Now to the second half of my friend’s sentence, which is even sneakier than the first.
Everybody thinks they have the truth, so who really knows? We’ll find out later.
This feels like humility. It wears humility’s clothes. But watch the hands, because two completely different claims are being palmed as one:
People disagree about religious truth. Obviously. Wildly. This is just true.
Therefore, (the subtle implication is that) the truth can’t be known with certainty — or isn’t really there at all. (It seems to me to be back-door agnosticism.)
Claim one is a fact about us. Claim two is a conclusion about reality. And claim two does not follow from claim one. Not even a little.
Try it with anything else. Hand three strangers the address of where you’re trying to go, and watch them give you three different routes. Do you conclude that the city doesn’t exist? Are all roads equally good? Should you just drive in whatever direction fits you? Of course not. You conclude that at most one of them is right, possibly none of them, and your job is to figure out which. Disagreement is not a verdict that the destination is unreachable. It’s an invitation to do the navigation.
We already know this, by the way. We acknowledge this the moment we admit that each different “church” tradition teaches incompatible things. A thing cannot be both true and not-true in the same way at the same time. That’s the oldest rule in the universe; it’s a fundamental principle of Logic, and no amount of polite shrugging repeals it.
Also known as “the law of non-contradiction.” Aristotle states it in Metaphysics Book IV, but he didn’t invent it any more than Newton invented gravity; he just wrote it down. A claim cannot be both true and false in the same respect at the same time. Accepting such contradictions to both be true, by the very rules of formal logic, means that you can sneak ANY kind of absurdity or lie in the back door.

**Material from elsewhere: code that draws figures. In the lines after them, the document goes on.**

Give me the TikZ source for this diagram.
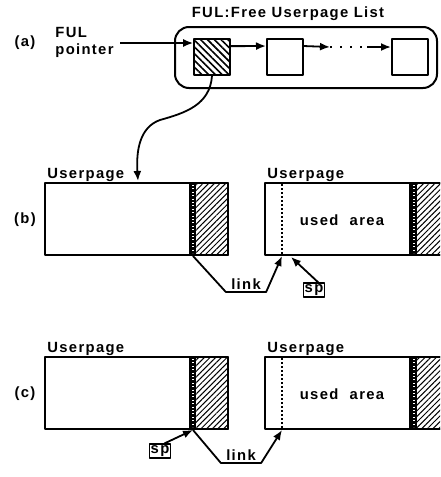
\documentclass[tikz,border=0pt]{standalone}
\usepackage{fontspec}
\setsansfont{Liberation Sans}[LetterSpace=9]
\usepackage{tikz}
\usetikzlibrary{arrows.meta,calc,patterns.meta}
\usetikzlibrary{positioning}

\begin{document}
\begin{tikzpicture}[x=0.5pt,y=-0.5pt,>={Latex[length=5pt,width=4pt]},line join=round,
  lbl/.style={font=\sffamily\bfseries\fontsize{7.4}{8.5}\selectfont,inner sep=1pt},
  elem/.style={draw,line width=1pt,minimum size=18pt,inner sep=0pt},
  conn/.style={line width=0.9pt,->},
  hatch/.style={pattern={Lines[angle=45,distance=2pt,line width=0.5pt]}}]
\useasboundingbox (0,0) rectangle (440,477);
\clip (0,0) rectangle (440,477);
% (a) FUL list
\node[lbl] (title) at (288,14) {FUL:Free Userpage List};
\draw[line width=1pt,rounded corners=7pt] (175,27) rectangle (437,88);
\node[elem,pattern={Lines[angle=-45,distance=2.4pt,line width=0.8pt]}] (head) at (212,57) {};
\node[elem] (s2) at (285,57) {};
\node[elem] (s3) at (410,57) {};
\coordinate (d1) at (330,47);
\coordinate (d2) at (367,47);
\node[lbl] (la) at (25,43) {(a)};
\node[lbl,align=left,anchor=west] (ptr) at (53,42) {FUL\\pointer};
\coordinate (ptrend) at (120,43);
\draw[conn] (ptrend) -- (ptrend -| head.west);
\draw[conn] (head.30) -- (s2.150);
\draw[conn] (s2.30) -- (d1);
\draw[line width=1.2pt,dash pattern=on 1pt off 4pt] (d1) -- (d2);
\draw[conn] (d2) -- (d2 -| s3.west);
\coordinate (drop) at (138,181);
\draw[conn] (head.south) .. controls (210,105) and (185,113) .. (160,120) .. controls (140,127) and (136,150) .. (drop);
% userpages (b) and (c)
\foreach \r/\dy in {b/0,c/174} {
\begin{scope}[shift={(0,\dy)}]
\draw[line width=1pt] (45,183) rectangle (228,255);
\fill (190,183) rectangle (196,255);
\draw[white,line width=1pt,dash pattern=on 0.5pt off 1.2pt] (193,185) -- (193,253);
\fill[hatch] (196,183) rectangle (228,255);
\draw[line width=1pt] (190,183) rectangle (228,255);
\draw[line width=1pt] (265,183) rectangle (450,255);
\draw[line width=0.8pt,dash pattern=on 0.8pt off 1.2pt] (282,184) -- (282,254);
\fill (410,183) rectangle (417,255);
\draw[white,line width=1pt,dash pattern=on 0.5pt off 1.2pt] (413.5,185) -- (413.5,253);
\fill[hatch] (417,183) rectangle (450,255);
\draw[line width=1pt] (410,183) rectangle (450,255);
\node[lbl,anchor=base west] (upl\r) at (45,178) {Userpage};
\node[lbl,anchor=base west] (upr\r) at (265,178) {Userpage};
\node[lbl] (used\r) at (342,220) {used\hspace{0.4em} area};
\node[lbl] (lab\r) at (25,220) {(\r)};
\coordinate (lb\r) at (193,256);
\coordinate (rb\r) at (282,256);
\end{scope}
}
% link and sp in (b)
\node[lbl,anchor=south,inner xsep=2.5pt] (lnkb) at (246,292) {link};
\draw[conn] (lbb) -- (lnkb.south west) -- (lnkb.south east) -- (rbb);
\node[lbl,draw,line width=0.8pt,inner sep=0.6pt] (spb) at (314,290) {sp};
\coordinate (spbt) at (291,257);
\draw[conn] (spb.60) -- (spbt);
% link and sp in (c)
\node[lbl,anchor=south,inner xsep=2.5pt] (lnkc) at (241,463) {link};
\draw[conn] (lbc) -- (lnkc.south west) -- (lnkc.south east) -- (rbc);
\node[lbl,draw,line width=0.8pt,inner sep=0.6pt] (spc) at (160,451) {sp};
\draw[conn] (spc.60) -- (lbc);
\end{tikzpicture}
\end{document}
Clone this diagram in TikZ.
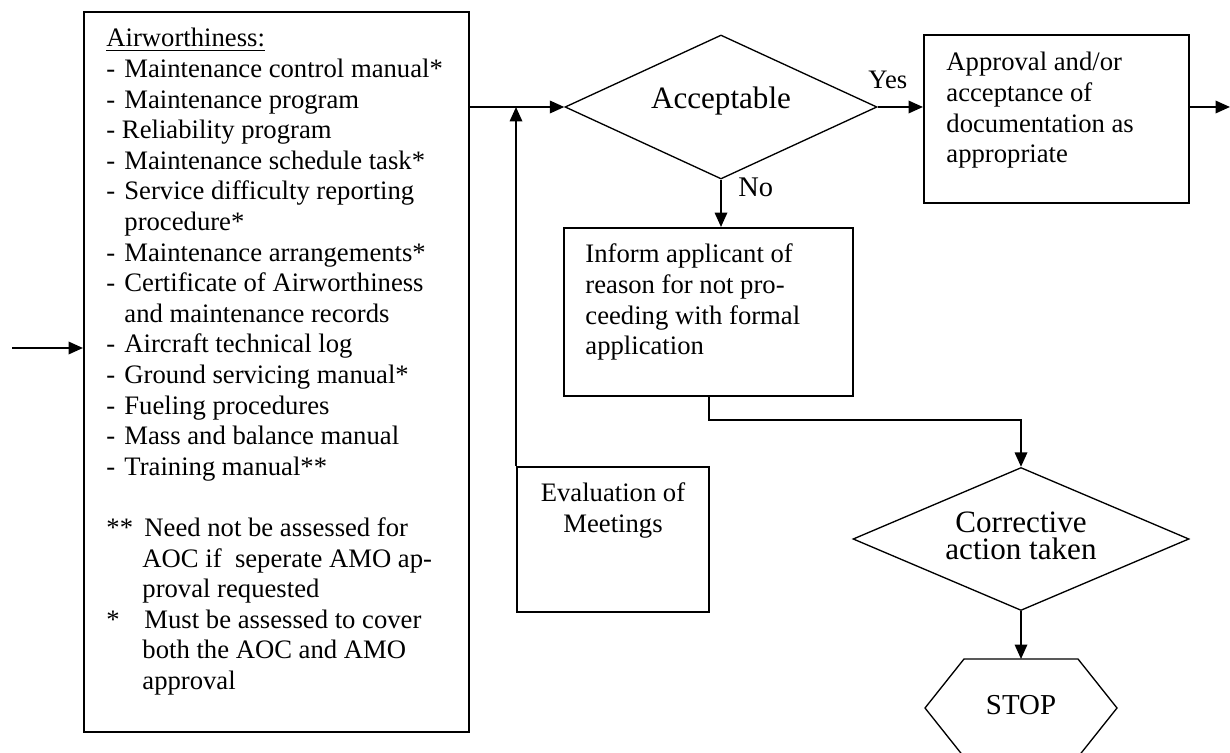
\documentclass[tikz,border=0pt]{standalone}
\usepackage{fontspec}
\setmainfont{Liberation Serif}
\usetikzlibrary{arrows.meta,shapes.geometric,fit}
\newcommand\lidash{\makebox[8.1pt][l]{-}}
\begin{document}
\begin{tikzpicture}[x=0.45pt,y=-0.45pt,
  box/.style={draw, line width=0.9pt, inner sep=0pt},
  dia/.style={draw, diamond, line width=0.6pt, inner sep=0pt},
  arr/.style={line width=0.9pt, -{Triangle[length=6.5pt,width=5.6pt]}},
  f12/.style={font=\fontsize{12}{13.77}\selectfont},
  txt/.style={inner sep=0pt, f12},
]
\useasboundingbox (0,0) rectangle (1230,753);

% boxes
\node[box, fit={(84,12)(469,732)}] (air) {};
\node[box, fit={(924,35)(1189,203)}] (appr) {};
\node[box, fit={(564,228)(853,396)}] (inf) {};
\node[box, fit={(517,467)(709,612)}] (eval) {};
\node[dia, minimum width=140.4pt, minimum height=64.8pt] (acc) at (721,107) {};
\node[dia, minimum width=151.2pt, minimum height=64.35pt] (corr) at (1021,539) {};
\coordinate (stop) at (1021,708);
\coordinate (stoptop) at (1021,659);
\draw[line width=0.6pt] (stop) ++(-57,-49) -- ++(114,0) -- ++(39,49) -- ++(-39,49) -- ++(-114,0) -- ++(-39,-49) -- cycle;

% texts
\node[txt, anchor=base west] (airtext) at (106,47) {\parbox[t]{163pt}{\raggedright
\underline{Airworthiness:}\\
\lidash Maintenance control manual*\\
\lidash Maintenance program\\
- Reliability program\\
\lidash Maintenance schedule task*\\
\lidash Service difficulty reporting\\
\hspace*{8.1pt}procedure*\\
\lidash Maintenance arrangements*\\
\lidash Certificate of Airworthiness\\
\hspace*{8.1pt}and maintenance records\\
\lidash Aircraft technical log\\
\lidash Ground servicing manual*\\
\lidash Fueling procedures\\
\lidash Mass and balance manual\\
\lidash Training manual**\\
\mbox{}\\
\makebox[17.1pt][l]{**}Need not be assessed for\\
\hspace*{16.2pt}AOC if~ seperate AMO ap-\\
\hspace*{16.2pt}proval requested\\
\makebox[17.1pt][l]{*}Must be assessed to cover\\
\hspace*{16.2pt}both the AOC and AMO\\
\hspace*{16.2pt}approval}};

\node[txt, anchor=base west] (apprtext) at (946,71) {\parbox[t]{105pt}{\raggedright
Approval and/or\\acceptance of\\documentation as\\appropriate}};
\node[txt, anchor=base west] (inftext) at (585,263) {\parbox[t]{118pt}{\raggedright
Inform applicant of\\reason for not pro-\\ceeding with formal\\application}};
\node[txt, anchor=base] (evaltext) at (613,502) {\parbox[t]{82pt}{\centering
Evaluation of\\Meetings}};
\node[inner sep=0pt, anchor=base, font=\fontsize{14}{16}\selectfont] (acctext) at (721,109) {Acceptable};
\node[inner sep=0pt, anchor=base, font=\fontsize{14}{12.4}\selectfont] (corrtext) at (1021,532) {\parbox[t]{120pt}{\centering\lineskiplimit=-\maxdimen
Corrective\\action taken}};
\node[inner sep=0pt, anchor=base, font=\fontsize{13}{15}\selectfont] (stoptext) at (1021,714) {STOP};
\node[inner sep=0pt, anchor=base west, font=\fontsize{12}{14}\selectfont] (yes) at (868,89) {Yes};
\node[inner sep=0pt, anchor=base west, font=\fontsize{12.8}{15}\selectfont] (no) at (738,197) {No};

% connectors
\coordinate (in) at (12,348);
\coordinate (out) at (1230,107);
\draw[arr] (in) -- (in -| air.west);
\draw[arr] (air.east |- acc.west) -- (acc.west);
\draw[arr] (eval.north west) -- (eval.north west |- acc.west);
\draw[arr] (acc.east) -- (acc.east -| appr.west);
\draw[arr] (acc.east -| appr.east) -- (out);
\draw[arr] (acc.south) -- (acc.south |- inf.north);
\draw[arr] (inf.south) -- ++(0,23) -| (corr.north);
\draw[arr] (corr.south) -- (stoptop);
\end{tikzpicture}
\end{document}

Note the self-detonating quality of the relativist proposition here. The sentence “there is no truth” is itself advanced as a truth.
Rationally, it follows that if that statement is true, then the very proposition it advances is false. It eats its own tail (it’s a self-refuting proposition, or self-referential inconsistency)
The 40 thousand different Christian denominations, springing from hundreds of different, contradictory theologies, can’t all be right. Some of them, likely most of them, are wrong about enormously important things. That’s not me being unkind. That’s just probability and math.
And then there’s the quiet little phrase doing the most damage of all: “we’ll find out later.”
It sounds patient. It sounds humble. In fact, it’s a permission slip, a doctor’s note excusing you from the hardest and most important homework of your life, because the answer key won’t be released until you’re dead. It sounds nice, but rationally considering your very eternal salvation (because that’s what’s at stake), it’s massively dangerous. It’s probably the most dangerous thought you can ever think.
AND it is not what Jesus said. He did not say ye shall know the truth eventually, in the fog, after the funeral. He said, present tense, on this side of the grave: “ye shall know the truth, and the truth shall make you free.” And Jude tells us the faith was “once delivered unto the saints” — once. Past tense. Finished. Handed over. A deposit with a return address. Not an ongoing slow rollout of “continuing revelation” that updates itself with every change of ecclesiastical leadership.
You don’t wait for the truth to be revealed in the afterlife like exam results. It already happened. It has an address, a date, and a location. Your job is to trace it back to where it was delivered. That can be done, BUT it’s not easy. It costs you time, comfort, and a fair number of your assumptions. But it can be done. I know because I did it, and there is absolutely nothing about me that is special.